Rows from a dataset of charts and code
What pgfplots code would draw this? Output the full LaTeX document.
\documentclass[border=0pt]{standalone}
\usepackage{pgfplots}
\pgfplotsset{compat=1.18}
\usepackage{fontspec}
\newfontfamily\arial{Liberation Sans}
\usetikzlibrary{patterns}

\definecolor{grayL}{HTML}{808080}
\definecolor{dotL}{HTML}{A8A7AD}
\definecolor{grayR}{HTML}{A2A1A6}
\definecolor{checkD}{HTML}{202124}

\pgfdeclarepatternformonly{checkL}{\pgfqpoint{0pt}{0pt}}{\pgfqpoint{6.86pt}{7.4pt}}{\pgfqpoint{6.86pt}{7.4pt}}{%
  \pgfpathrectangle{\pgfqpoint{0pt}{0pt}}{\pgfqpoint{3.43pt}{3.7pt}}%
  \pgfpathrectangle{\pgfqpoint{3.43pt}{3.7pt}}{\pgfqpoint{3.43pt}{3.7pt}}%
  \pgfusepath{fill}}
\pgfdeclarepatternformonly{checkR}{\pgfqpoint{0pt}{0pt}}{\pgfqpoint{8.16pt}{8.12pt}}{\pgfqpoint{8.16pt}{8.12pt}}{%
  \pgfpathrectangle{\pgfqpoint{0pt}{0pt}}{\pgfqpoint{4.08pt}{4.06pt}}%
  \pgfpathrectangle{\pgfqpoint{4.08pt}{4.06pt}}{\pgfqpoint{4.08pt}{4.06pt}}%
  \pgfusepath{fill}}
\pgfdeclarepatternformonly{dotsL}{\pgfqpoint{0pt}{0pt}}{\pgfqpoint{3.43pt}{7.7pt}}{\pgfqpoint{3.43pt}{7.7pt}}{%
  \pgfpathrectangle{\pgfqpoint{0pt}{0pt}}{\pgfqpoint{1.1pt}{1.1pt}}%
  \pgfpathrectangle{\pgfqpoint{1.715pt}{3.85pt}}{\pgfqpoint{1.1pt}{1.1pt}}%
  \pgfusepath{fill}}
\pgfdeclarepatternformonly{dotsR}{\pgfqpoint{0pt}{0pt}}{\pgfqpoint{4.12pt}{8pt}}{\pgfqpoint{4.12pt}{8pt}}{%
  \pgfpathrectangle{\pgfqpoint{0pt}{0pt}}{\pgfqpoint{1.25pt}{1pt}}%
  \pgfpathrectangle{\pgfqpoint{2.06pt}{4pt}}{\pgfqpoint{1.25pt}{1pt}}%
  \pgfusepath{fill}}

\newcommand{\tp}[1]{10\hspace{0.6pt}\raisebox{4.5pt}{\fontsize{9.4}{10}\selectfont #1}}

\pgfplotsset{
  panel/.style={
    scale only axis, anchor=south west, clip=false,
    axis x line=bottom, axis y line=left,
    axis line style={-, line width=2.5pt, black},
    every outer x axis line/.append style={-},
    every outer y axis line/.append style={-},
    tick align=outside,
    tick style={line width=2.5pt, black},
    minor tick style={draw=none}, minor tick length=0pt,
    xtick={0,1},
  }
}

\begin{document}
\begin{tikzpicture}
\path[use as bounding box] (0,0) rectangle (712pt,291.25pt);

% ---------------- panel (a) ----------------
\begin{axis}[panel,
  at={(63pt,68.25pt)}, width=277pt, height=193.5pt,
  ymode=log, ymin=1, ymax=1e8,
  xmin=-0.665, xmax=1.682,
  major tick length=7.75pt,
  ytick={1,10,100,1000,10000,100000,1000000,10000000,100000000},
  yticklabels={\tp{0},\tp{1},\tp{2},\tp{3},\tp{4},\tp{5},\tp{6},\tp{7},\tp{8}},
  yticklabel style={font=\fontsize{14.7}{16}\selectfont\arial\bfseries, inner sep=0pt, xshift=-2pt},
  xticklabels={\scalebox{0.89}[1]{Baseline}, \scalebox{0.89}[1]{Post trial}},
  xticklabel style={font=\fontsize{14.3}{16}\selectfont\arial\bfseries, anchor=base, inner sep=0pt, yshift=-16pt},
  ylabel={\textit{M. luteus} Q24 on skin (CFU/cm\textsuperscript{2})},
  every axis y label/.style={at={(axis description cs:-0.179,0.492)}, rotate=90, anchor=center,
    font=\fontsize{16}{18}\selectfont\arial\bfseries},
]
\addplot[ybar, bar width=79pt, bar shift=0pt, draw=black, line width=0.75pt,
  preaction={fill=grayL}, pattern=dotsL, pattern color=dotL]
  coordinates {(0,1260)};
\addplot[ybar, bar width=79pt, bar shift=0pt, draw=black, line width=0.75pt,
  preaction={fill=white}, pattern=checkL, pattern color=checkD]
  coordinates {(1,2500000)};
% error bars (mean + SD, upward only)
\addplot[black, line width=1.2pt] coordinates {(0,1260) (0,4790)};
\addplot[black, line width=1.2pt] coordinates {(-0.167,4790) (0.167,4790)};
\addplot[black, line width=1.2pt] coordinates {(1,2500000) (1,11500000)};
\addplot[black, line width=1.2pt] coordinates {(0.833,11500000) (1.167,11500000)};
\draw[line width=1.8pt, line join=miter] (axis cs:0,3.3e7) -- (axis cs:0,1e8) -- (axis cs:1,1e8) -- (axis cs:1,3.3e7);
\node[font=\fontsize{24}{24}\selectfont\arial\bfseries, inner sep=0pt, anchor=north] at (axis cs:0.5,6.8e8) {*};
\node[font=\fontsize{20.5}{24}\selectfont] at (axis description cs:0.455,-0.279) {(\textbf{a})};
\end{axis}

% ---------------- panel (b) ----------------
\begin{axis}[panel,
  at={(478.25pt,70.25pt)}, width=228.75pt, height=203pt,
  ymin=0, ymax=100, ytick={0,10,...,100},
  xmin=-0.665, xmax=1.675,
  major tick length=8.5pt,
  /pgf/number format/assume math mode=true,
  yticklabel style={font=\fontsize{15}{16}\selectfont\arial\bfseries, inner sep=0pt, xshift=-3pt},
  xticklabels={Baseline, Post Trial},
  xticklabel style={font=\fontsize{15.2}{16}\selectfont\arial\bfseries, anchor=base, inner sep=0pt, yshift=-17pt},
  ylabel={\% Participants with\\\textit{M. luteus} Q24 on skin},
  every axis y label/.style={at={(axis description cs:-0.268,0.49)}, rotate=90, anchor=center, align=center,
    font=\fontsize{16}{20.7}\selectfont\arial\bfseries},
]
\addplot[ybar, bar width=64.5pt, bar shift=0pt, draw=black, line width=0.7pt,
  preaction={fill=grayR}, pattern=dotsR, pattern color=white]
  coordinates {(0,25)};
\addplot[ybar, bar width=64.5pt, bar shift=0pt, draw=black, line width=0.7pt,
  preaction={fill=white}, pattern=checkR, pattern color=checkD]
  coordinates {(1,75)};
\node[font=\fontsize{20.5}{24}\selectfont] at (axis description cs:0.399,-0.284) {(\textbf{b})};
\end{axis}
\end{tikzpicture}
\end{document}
* * *
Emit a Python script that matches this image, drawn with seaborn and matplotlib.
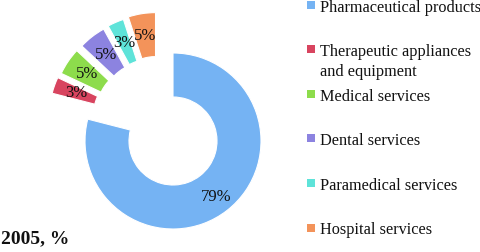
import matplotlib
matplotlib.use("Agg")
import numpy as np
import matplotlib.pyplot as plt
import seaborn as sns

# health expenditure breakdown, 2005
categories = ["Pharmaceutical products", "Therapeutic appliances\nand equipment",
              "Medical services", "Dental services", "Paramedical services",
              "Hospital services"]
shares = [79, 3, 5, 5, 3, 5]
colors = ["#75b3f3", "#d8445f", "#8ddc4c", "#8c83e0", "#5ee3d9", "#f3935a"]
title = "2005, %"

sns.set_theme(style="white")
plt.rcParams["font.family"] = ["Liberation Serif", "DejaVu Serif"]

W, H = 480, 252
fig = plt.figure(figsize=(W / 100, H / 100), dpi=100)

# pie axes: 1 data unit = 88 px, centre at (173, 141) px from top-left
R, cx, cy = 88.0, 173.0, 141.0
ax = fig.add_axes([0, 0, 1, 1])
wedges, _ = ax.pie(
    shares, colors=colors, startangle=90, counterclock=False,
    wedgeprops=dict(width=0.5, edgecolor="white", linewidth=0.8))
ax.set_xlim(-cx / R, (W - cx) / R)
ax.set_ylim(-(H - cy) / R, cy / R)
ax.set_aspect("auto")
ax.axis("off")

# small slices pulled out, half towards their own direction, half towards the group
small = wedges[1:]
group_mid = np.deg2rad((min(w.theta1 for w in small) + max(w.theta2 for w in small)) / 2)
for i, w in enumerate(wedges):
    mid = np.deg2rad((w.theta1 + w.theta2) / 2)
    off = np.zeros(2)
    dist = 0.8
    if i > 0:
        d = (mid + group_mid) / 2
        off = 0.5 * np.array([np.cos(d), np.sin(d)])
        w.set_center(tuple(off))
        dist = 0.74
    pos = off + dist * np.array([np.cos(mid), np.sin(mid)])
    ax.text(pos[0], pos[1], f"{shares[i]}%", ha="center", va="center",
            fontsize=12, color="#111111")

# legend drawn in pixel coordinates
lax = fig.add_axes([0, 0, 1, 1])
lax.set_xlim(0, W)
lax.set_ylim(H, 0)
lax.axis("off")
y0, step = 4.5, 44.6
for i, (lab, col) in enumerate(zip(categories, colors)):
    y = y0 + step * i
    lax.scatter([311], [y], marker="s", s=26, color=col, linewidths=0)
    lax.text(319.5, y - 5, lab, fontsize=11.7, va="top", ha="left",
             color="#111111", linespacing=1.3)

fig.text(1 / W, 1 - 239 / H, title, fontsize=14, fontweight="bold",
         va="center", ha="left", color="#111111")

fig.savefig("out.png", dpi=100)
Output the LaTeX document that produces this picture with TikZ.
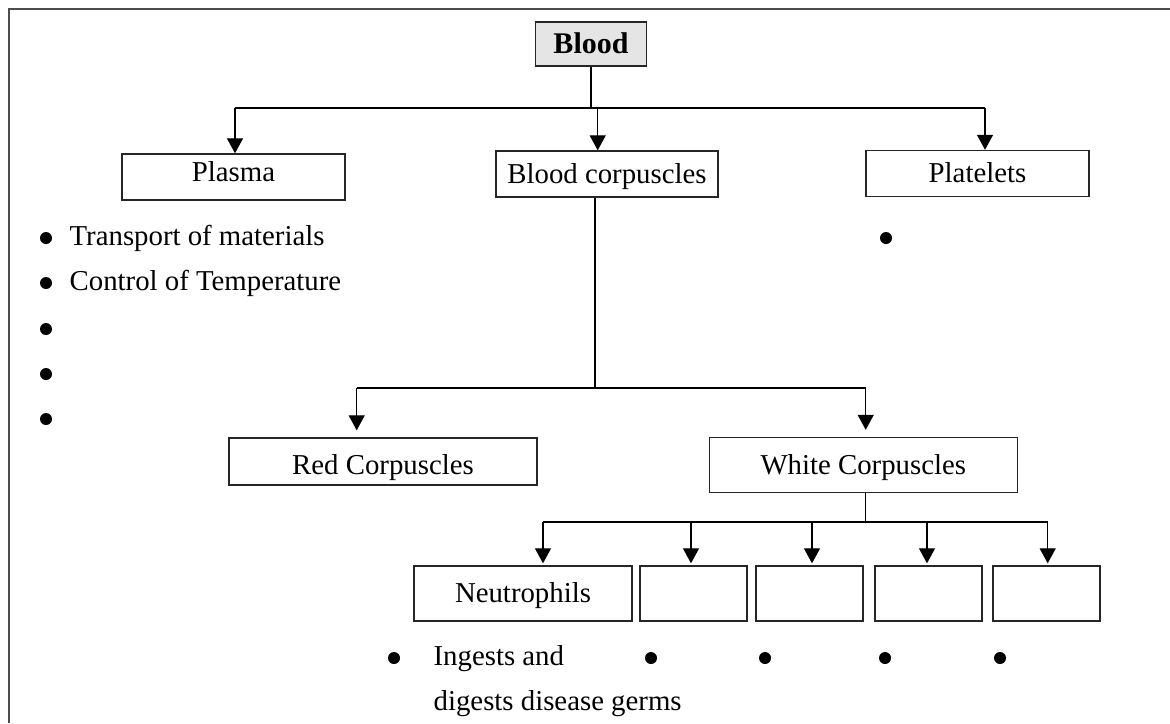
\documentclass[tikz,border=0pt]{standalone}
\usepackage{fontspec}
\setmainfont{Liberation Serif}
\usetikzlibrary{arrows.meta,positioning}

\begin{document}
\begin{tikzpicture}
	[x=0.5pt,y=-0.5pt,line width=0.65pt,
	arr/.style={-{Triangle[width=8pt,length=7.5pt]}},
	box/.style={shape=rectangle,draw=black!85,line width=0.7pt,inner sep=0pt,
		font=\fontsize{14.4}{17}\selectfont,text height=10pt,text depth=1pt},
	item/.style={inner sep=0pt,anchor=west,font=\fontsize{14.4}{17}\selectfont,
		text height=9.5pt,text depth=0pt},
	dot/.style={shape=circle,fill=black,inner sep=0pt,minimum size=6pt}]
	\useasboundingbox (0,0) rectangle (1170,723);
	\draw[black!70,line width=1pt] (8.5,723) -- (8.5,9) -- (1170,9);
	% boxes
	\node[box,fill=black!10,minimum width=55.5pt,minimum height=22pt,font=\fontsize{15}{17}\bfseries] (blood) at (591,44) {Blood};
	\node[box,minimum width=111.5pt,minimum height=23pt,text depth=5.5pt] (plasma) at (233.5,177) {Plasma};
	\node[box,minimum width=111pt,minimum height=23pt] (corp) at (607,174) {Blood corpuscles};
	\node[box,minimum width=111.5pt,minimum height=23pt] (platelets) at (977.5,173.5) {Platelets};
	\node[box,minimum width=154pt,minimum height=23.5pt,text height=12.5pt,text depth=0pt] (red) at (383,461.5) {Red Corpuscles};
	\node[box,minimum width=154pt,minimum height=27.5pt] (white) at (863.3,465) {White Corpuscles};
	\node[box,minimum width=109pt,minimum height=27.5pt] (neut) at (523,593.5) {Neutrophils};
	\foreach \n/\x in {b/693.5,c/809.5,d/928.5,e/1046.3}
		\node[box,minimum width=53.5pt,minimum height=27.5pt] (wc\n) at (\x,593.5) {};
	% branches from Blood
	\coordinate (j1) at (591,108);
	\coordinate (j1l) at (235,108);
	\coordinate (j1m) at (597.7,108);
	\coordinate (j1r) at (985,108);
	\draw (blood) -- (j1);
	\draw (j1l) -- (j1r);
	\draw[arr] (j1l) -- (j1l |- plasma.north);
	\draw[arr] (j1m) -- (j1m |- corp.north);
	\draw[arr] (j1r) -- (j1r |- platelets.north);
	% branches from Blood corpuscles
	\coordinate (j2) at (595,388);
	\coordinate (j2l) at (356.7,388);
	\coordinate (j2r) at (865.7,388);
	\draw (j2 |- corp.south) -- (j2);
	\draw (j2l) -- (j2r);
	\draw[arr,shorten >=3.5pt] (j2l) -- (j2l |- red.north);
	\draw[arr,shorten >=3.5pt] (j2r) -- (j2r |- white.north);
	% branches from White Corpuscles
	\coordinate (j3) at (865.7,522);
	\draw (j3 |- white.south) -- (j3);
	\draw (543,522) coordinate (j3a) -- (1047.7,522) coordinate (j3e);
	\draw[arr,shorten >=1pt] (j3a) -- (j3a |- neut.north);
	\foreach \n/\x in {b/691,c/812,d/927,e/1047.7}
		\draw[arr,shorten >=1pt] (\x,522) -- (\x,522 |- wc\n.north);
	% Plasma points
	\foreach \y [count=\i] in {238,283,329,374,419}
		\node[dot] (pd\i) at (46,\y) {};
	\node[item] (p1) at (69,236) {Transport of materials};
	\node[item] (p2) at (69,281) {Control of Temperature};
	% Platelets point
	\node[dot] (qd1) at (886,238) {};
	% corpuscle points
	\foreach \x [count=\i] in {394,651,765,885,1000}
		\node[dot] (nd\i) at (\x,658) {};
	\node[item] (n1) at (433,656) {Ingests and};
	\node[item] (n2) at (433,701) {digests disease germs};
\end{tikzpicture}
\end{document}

WHAT TO PRODUCE: Among the entries above, take the lines from the one with "Emit a Python" through the one with "import seaborn as sns" and retype them exactly, leaving out the pictures.

OUTPUT FOR THIS EXERCISE:
Emit a Python script that matches this image, drawn with seaborn and matplotlib.
import matplotlib
matplotlib.use("Agg")
import numpy as np
import matplotlib.pyplot as plt
import seaborn as sns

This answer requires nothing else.